Key insight. The GAN game’s Nash equilibrium at \(p_G = p_{\text{data}}\) is only achievable when the generator has sufficient capacity to represent the data distribution. When capacity is limited (as with our single Gaussian), the generator plays the best response it can — concentrating on one mode. This mirrors bounded rationality in game theory: players optimize within their constraints, and the resulting equilibrium may differ from the theoretical ideal.
30.5 Extensions
- Wasserstein GANs: Replace the Jensen-Shannon divergence implicit in the original GAN with the Wasserstein distance, providing more informative gradients and more stable training.
- Evolutionary game theory connection: GAN training can be viewed through the lens of replicator dynamics (??), where the generator and discriminator populations co-evolve.

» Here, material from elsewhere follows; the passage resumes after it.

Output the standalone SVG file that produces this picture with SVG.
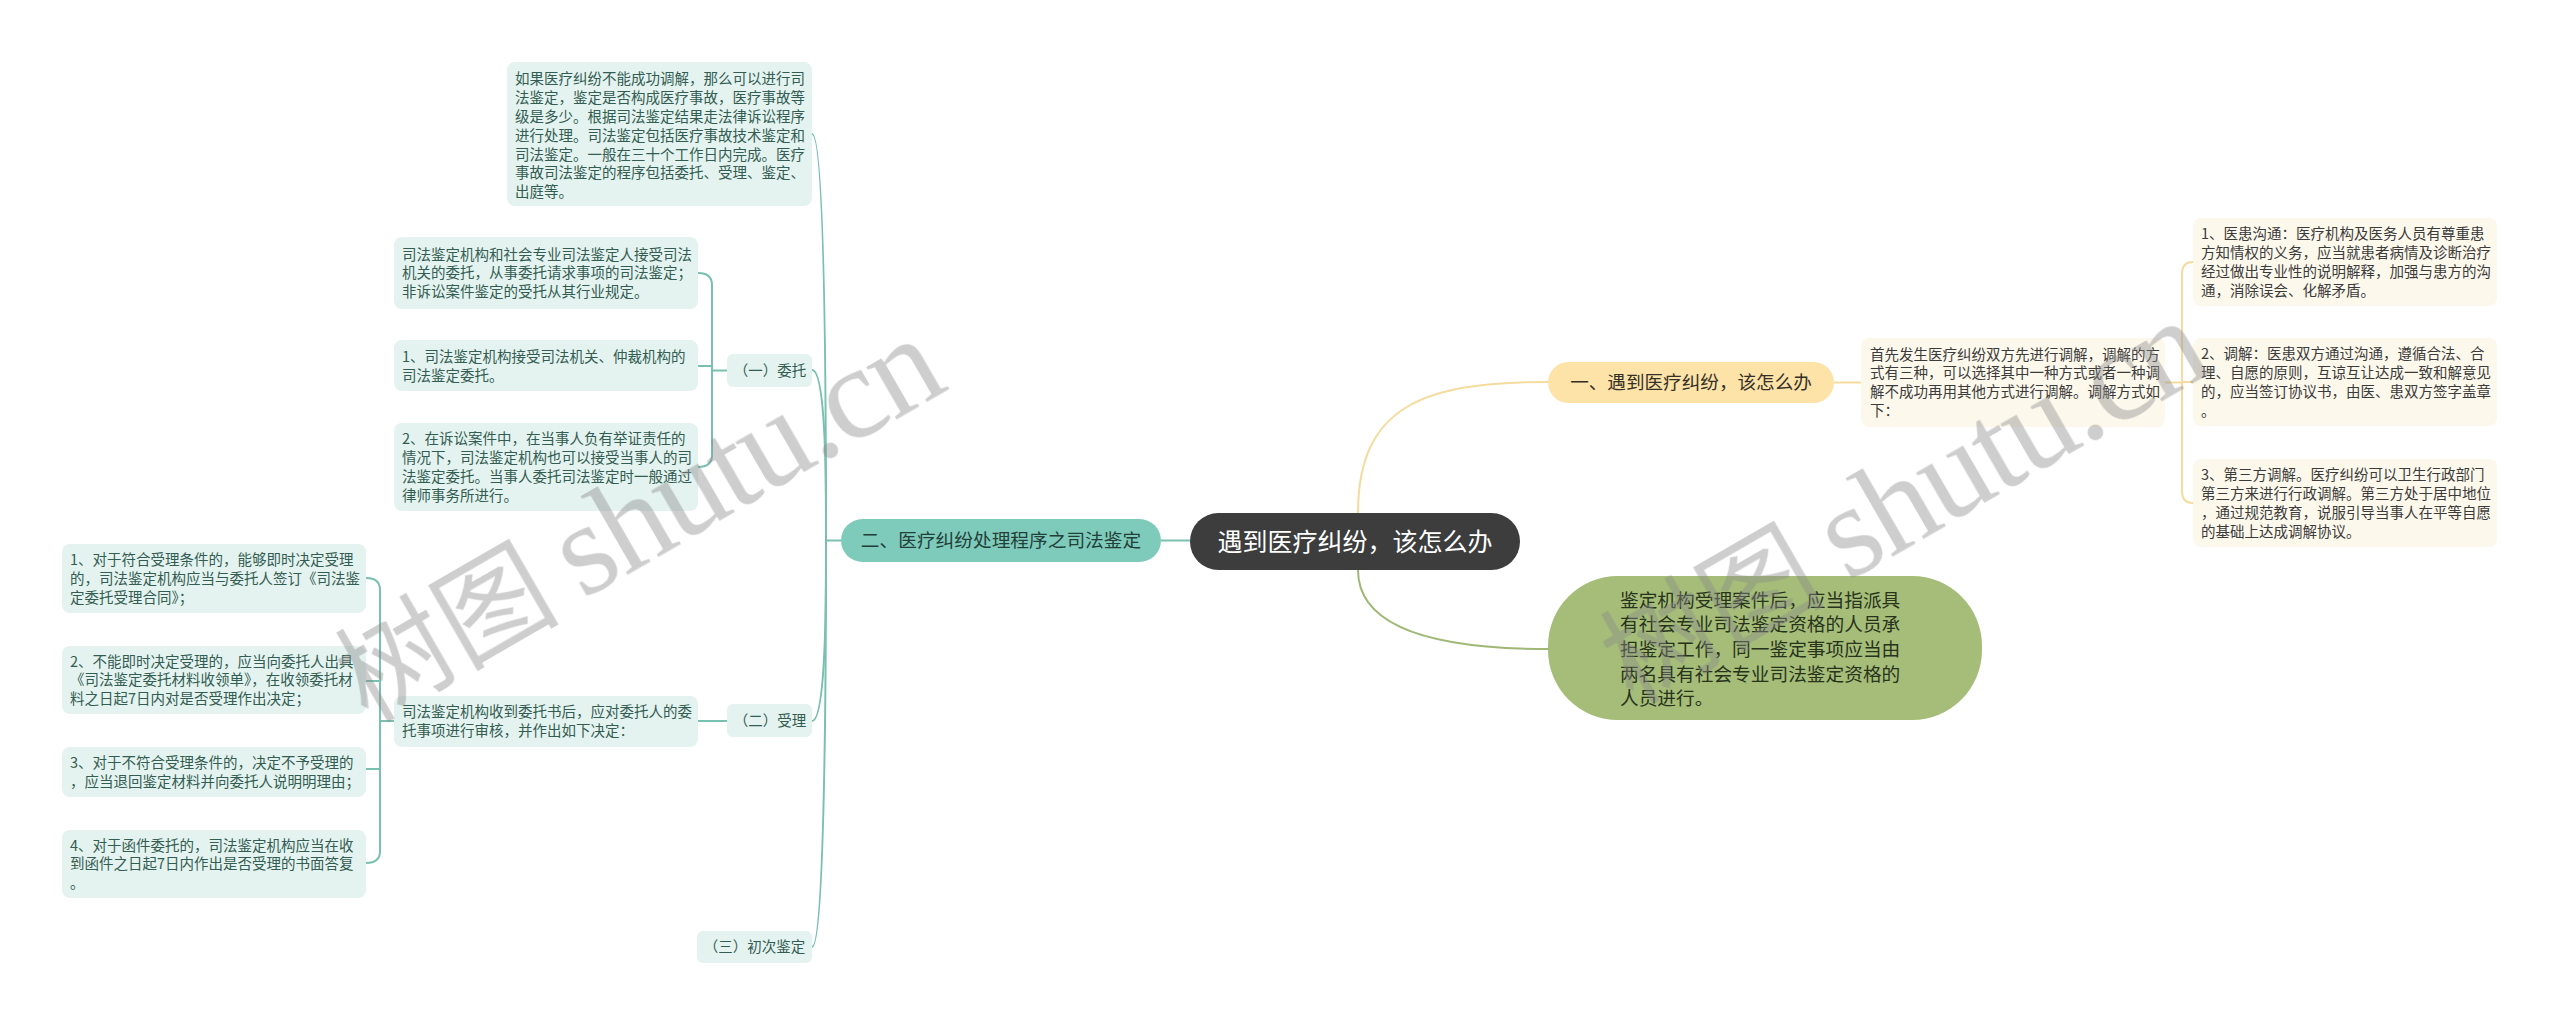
<svg xmlns="http://www.w3.org/2000/svg" width="2560" height="1026" viewBox="0 0 2560 1026">
<style>
text{font-family:"Noto Sans CJK SC","Noto Sans",sans-serif;}
.lk{fill:none;stroke:#79c0b0;stroke-width:2;}
.ly{fill:none;stroke:#f5dc9e;stroke-width:2;}
.lg{fill:none;stroke:#9fb876;stroke-width:2;}
.ln{fill:#e4f3ef;}
.lt{font-size:14.5px;fill:#335c52;}
.rn{fill:#fdf8ec;}
.rt{font-size:14.5px;fill:#3b3b3b;}
.wm{fill:#8a8a8a;opacity:.42;}
.wl{font-family:"Liberation Serif",serif;font-size:132px;}
.wc{font-size:112px;}
</style>
<rect width="2560" height="1026" fill="#ffffff"/>
<g id="connectors">
<path class="lk" d="M1161,540.5 H1190"/>
<path class="lk" d="M841,540.5 H826"/>
<path class="lk" d="M826,540 C826,460 826,134 812,134"/>
<path class="lk" d="M826,540 C826,500 827,370 812,370"/>
<path class="lk" d="M826,540 C826,580 827,721 812,721"/>
<path class="lk" d="M826,540 C826,620 826,947 812,947"/>
<path class="lk" d="M727,370.5 H712"/>
<path class="lk" d="M698,273 Q712,273 712,285 L712,455 Q712,467 698,467"/>
<path class="lk" d="M698,366 H712"/>
<path class="lk" d="M727,721 H698"/>
<path class="lk" d="M394,721 H380"/>
<path class="lk" d="M366,578 Q380,578 380,590 L380,851 Q380,863 366,863"/>
<path class="lk" d="M366,681 H380"/>
<path class="lk" d="M366,769 H380"/>
<path class="ly" d="M1358,513 C1358,405 1425,382 1548,382"/>
<path class="ly" d="M1834,382.5 H1861"/>
<path class="ly" d="M2165,382.5 H2182"/>
<path class="ly" d="M2193,262 Q2182,262 2182,274 L2182,491 Q2182,503 2193,503"/>
<path class="ly" d="M2182,382 H2193"/>
<path class="lg" d="M1358,570 C1358,615 1405,649 1548,649"/>
</g>
<g id="root">
<rect x="1190" y="513" width="330" height="57" rx="28.5" fill="#3d3d3d"/>
<text x="1355" y="550.7" font-size="25" fill="#ffffff" text-anchor="middle">遇到医疗纠纷，该怎么办</text>
</g>
<g id="b2">
<rect x="841" y="519" width="320" height="43" rx="21.5" fill="#7fcbbb"/>
<text x="1001" y="547.4" font-size="18.7" fill="#233f39" text-anchor="middle">二、医疗纠纷处理程序之司法鉴定</text>
</g>
<g id="n-top">
<rect class="ln" x="507" y="62" width="305" height="144" rx="8"/>
<text class="lt" x="515" y="84.4"><tspan x="515">如果医疗纠纷不能成功调解，那么可以进行司</tspan><tspan x="515" dy="18.8">法鉴定，鉴定是否构成医疗事故，医疗事故等</tspan><tspan x="515" dy="18.8">级是多少。根据司法鉴定结果走法律诉讼程序</tspan><tspan x="515" dy="18.8">进行处理。司法鉴定包括医疗事故技术鉴定和</tspan><tspan x="515" dy="18.8">司法鉴定。一般在三十个工作日内完成。医疗</tspan><tspan x="515" dy="18.8">事故司法鉴定的程序包括委托、受理、鉴定、</tspan><tspan x="515" dy="18.8">出庭等。</tspan></text>
</g>
<g id="n-weituo">
<rect class="ln" x="727" y="354" width="85" height="33" rx="6"/>
<text class="lt" x="770" y="375.8" text-anchor="middle">（一）委托</text>
</g>
<g id="n-wt-a">
<rect class="ln" x="394" y="237" width="304" height="72" rx="8"/>
<text class="lt" x="402" y="259.5"><tspan x="402">司法鉴定机构和社会专业司法鉴定人接受司法</tspan><tspan x="402" dy="18.8">机关的委托，从事委托请求事项的司法鉴定；</tspan><tspan x="402" dy="18.8">非诉讼案件鉴定的受托从其行业规定。</tspan></text>
</g>
<g id="n-wt-b">
<rect class="ln" x="394" y="340" width="304" height="51" rx="8"/>
<text class="lt" x="402" y="361.9"><tspan x="402">1、司法鉴定机构接受司法机关、仲裁机构的</tspan><tspan x="402" dy="18.8">司法鉴定委托。</tspan></text>
</g>
<g id="n-wt-c">
<rect class="ln" x="394" y="423" width="304" height="88" rx="8"/>
<text class="lt" x="402" y="444.1"><tspan x="402">2、在诉讼案件中，在当事人负有举证责任的</tspan><tspan x="402" dy="18.8">情况下，司法鉴定机构也可以接受当事人的司</tspan><tspan x="402" dy="18.8">法鉴定委托。当事人委托司法鉴定时一般通过</tspan><tspan x="402" dy="18.8">律师事务所进行。</tspan></text>
</g>
<g id="n-shouli">
<rect class="ln" x="727" y="704" width="85" height="33" rx="6"/>
<text class="lt" x="770" y="725.8" text-anchor="middle">（二）受理</text>
</g>
<g id="n-sl-d">
<rect class="ln" x="394" y="696" width="304" height="51" rx="8"/>
<text class="lt" x="402" y="717.4"><tspan x="402">司法鉴定机构收到委托书后，应对委托人的委</tspan><tspan x="402" dy="18.8">托事项进行审核，并作出如下决定：</tspan></text>
</g>
<g id="n-sl-1">
<rect class="ln" x="62" y="544" width="304" height="69" rx="8"/>
<text class="lt" x="70" y="565"><tspan x="70">1、对于符合受理条件的，能够即时决定受理</tspan><tspan x="70" dy="18.8">的，司法鉴定机构应当与委托人签订《司法鉴</tspan><tspan x="70" dy="18.8">定委托受理合同》；</tspan></text>
</g>
<g id="n-sl-2">
<rect class="ln" x="62" y="646" width="304" height="68" rx="8"/>
<text class="lt" x="70" y="666.5"><tspan x="70">2、不能即时决定受理的，应当向委托人出具</tspan><tspan x="70" dy="18.8">《司法鉴定委托材料收领单》，在收领委托材</tspan><tspan x="70" dy="18.8">料之日起7日内对是否受理作出决定；</tspan></text>
</g>
<g id="n-sl-3">
<rect class="ln" x="62" y="747" width="304" height="50" rx="8"/>
<text class="lt" x="70" y="767.9"><tspan x="70">3、对于不符合受理条件的，决定不予受理的</tspan><tspan x="70" dy="18.8">，应当退回鉴定材料并向委托人说明明理由；</tspan></text>
</g>
<g id="n-sl-4">
<rect class="ln" x="62" y="830" width="304" height="68" rx="8"/>
<text class="lt" x="70" y="850.5"><tspan x="70">4、对于函件委托的，司法鉴定机构应当在收</tspan><tspan x="70" dy="18.8">到函件之日起7日内作出是否受理的书面答复</tspan><tspan x="70" dy="18.8">。</tspan></text>
</g>
<g id="n-chuci">
<rect class="ln" x="697" y="931" width="115" height="32" rx="6"/>
<text class="lt" x="754.5" y="952.3" text-anchor="middle">（三）初次鉴定</text>
</g>
<g id="b1">
<rect x="1548" y="362" width="286" height="41" rx="20.5" fill="#fde3a7"/>
<text x="1691" y="389.4" font-size="18.6" fill="#353027" text-anchor="middle">一、遇到医疗纠纷，该怎么办</text>
</g>
<g id="n-r-main">
<rect class="rn" x="1861" y="338" width="304" height="89" rx="8"/>
<text class="rt" x="1870" y="359.6"><tspan x="1870">首先发生医疗纠纷双方先进行调解，调解的方</tspan><tspan x="1870" dy="18.8">式有三种，可以选择其中一种方式或者一种调</tspan><tspan x="1870" dy="18.8">解不成功再用其他方式进行调解。调解方式如</tspan><tspan x="1870" dy="18.8">下：</tspan></text>
</g>
<g id="n-r-1">
<rect class="rn" x="2193" y="218" width="304" height="88" rx="8"/>
<text class="rt" x="2201" y="239.1"><tspan x="2201">1、医患沟通：医疗机构及医务人员有尊重患</tspan><tspan x="2201" dy="18.8">方知情权的义务，应当就患者病情及诊断治疗</tspan><tspan x="2201" dy="18.8">经过做出专业性的说明解释，加强与患方的沟</tspan><tspan x="2201" dy="18.8">通，消除误会、化解矛盾。</tspan></text>
</g>
<g id="n-r-2">
<rect class="rn" x="2193" y="338" width="304" height="88" rx="8"/>
<text class="rt" x="2201" y="359.1"><tspan x="2201">2、调解：医患双方通过沟通，遵循合法、合</tspan><tspan x="2201" dy="18.8">理、自愿的原则，互谅互让达成一致和解意见</tspan><tspan x="2201" dy="18.8">的，应当签订协议书，由医、患双方签字盖章</tspan><tspan x="2201" dy="18.8">。</tspan></text>
</g>
<g id="n-r-3">
<rect class="rn" x="2193" y="459" width="304" height="88" rx="8"/>
<text class="rt" x="2201" y="480.1"><tspan x="2201">3、第三方调解。医疗纠纷可以卫生行政部门</tspan><tspan x="2201" dy="18.8">第三方来进行行政调解。第三方处于居中地位</tspan><tspan x="2201" dy="18.8">，通过规范教育，说服引导当事人在平等自愿</tspan><tspan x="2201" dy="18.8">的基础上达成调解协议。</tspan></text>
</g>
<g id="b3">
<rect x="1548" y="576" width="434" height="144" rx="70" fill="#a5bd78"/>
<text x="1620" y="606.7" font-size="18.7" fill="#28331c"><tspan x="1620">鉴定机构受理案件后，应当指派具</tspan><tspan x="1620" dy="24.6">有社会专业司法鉴定资格的人员承</tspan><tspan x="1620" dy="24.6">担鉴定工作，同一鉴定事项应当由</tspan><tspan x="1620" dy="24.6">两名具有社会专业司法鉴定资格的</tspan><tspan x="1620" dy="24.6">人员进行。</tspan></text>
</g>
<g id="watermarks" class="wm">
<g transform="translate(368,724) rotate(-30)">
<text class="wc" x="0" y="0">树图</text>
<text class="wl" x="248" y="0" textLength="425" lengthAdjust="spacing">shutu.cn</text>
</g>
<g transform="translate(1633,706) rotate(-30)">
<text class="wc" x="0" y="0">树图</text>
<text class="wl" x="248" y="0" textLength="425" lengthAdjust="spacing">shutu.cn</text>
</g>
</g>
</svg>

- Minimax theorem: The GAN objective satisfies the conditions of von Neumann’s minimax theorem (??) when the strategy spaces are convex and the payoff function is bilinear.
- Multi-agent RL (27) covers alternative adversarial training paradigms.
For the foundational GAN paper, see Goodfellow et al. (2014).
Exercises
Richer generator. Replace the single-Gaussian generator with a two-component mixture: \(G(z) = w \cdot N(\mu_1, \sigma_1) + (1-w) \cdot N(\mu_2, \sigma_2)\) with parameters \((w, \mu_1, \mu_2, \sigma_1, \sigma_2)\). Can this generator avoid mode collapse on the bimodal target? Plot the final distribution.
Discriminator capacity. Vary the number of grid centers in the discriminator from 5 to 50. How does discriminator capacity affect training stability and final generator quality? Plot final generator distributions for each setting.
Non-saturating loss. The original GAN objective can saturate when the generator is poor (\(D(G(z)) \approx 0\)). Implement the non-saturating alternative where the generator maximizes \(\mathbb{E}[\log D(G(z))]\) instead of minimizing \(\mathbb{E}[\log(1 - D(G(z)))]\). Compare training curves.
Solutions appear in D.